1Bien sûr les affects ne relèvent pas que du domaine de la psychologie, ils sont également construits politiquement. Je ne peux pas opposer, ni séparer, les deux domaines. Ce que j’essaie de faire ici est de tirer du particulier un système plus général, quand bien même ce système ne concerne qu’une certaine catégorie de maîtresses : les maîtresses célibataires et clandestines. Je ne saurai dire ce qu’il en est pour les femmes mariées et/ou dont l’identité est révélée à la compagne.

2Il y a des exceptions. Car les gens ne sont pas dupes et comprennent très bien les manigances des amants, dont l’attention se relâche après quelques verres. Les quelques fois où je peux m’afficher, sans me brider, avec lui, je savoure la connivence qui se crée entre moi et les témoins : c’est eux qui m’offrent un peu de liberté en m’autorisant à sortir de mon placard. Ils me font accéder, temporairement, à la légitimité.

3 Il me faut préciser une chose : je n’ai parlé jusqu’à présent de la famille bourgeoise en tant que celle-ci forme une unité sociale, stable, reconnue par l’État, et qui se forme par connivence mais en opposition aux relations clandestines.
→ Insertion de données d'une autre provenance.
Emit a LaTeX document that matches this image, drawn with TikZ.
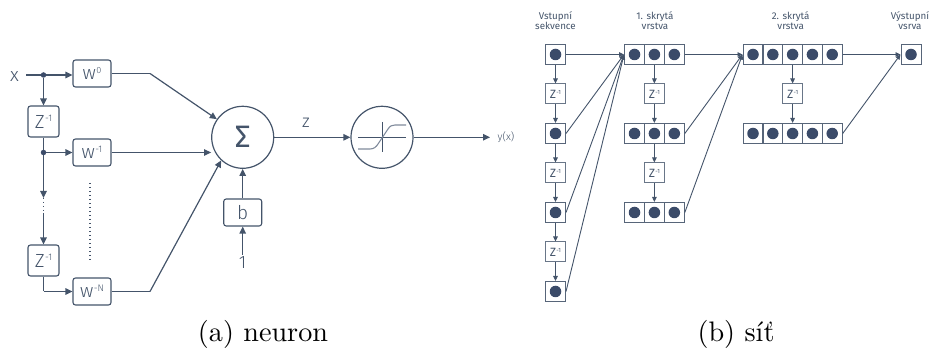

Bien des gens précaires, dans une instabilité financière et sanitaire, forment de telles cellules. Ils ne sont pas bourgeois pour autant. Par ailleurs, la femme qui fait partie de cette cellule familiale, bourgeoise ou non, est avant tout une femme. L’identité de genre précède l’identité de classe et ce, chez toutes les femmes, trompées ou non.

4 Un autre exemple serait le cas de la jeune maîtresse qui conseille et corrige le bouquin de son amant. Son travail sera-t-il publiquement reconnu? Non, par souci de préservation de la structure familiale.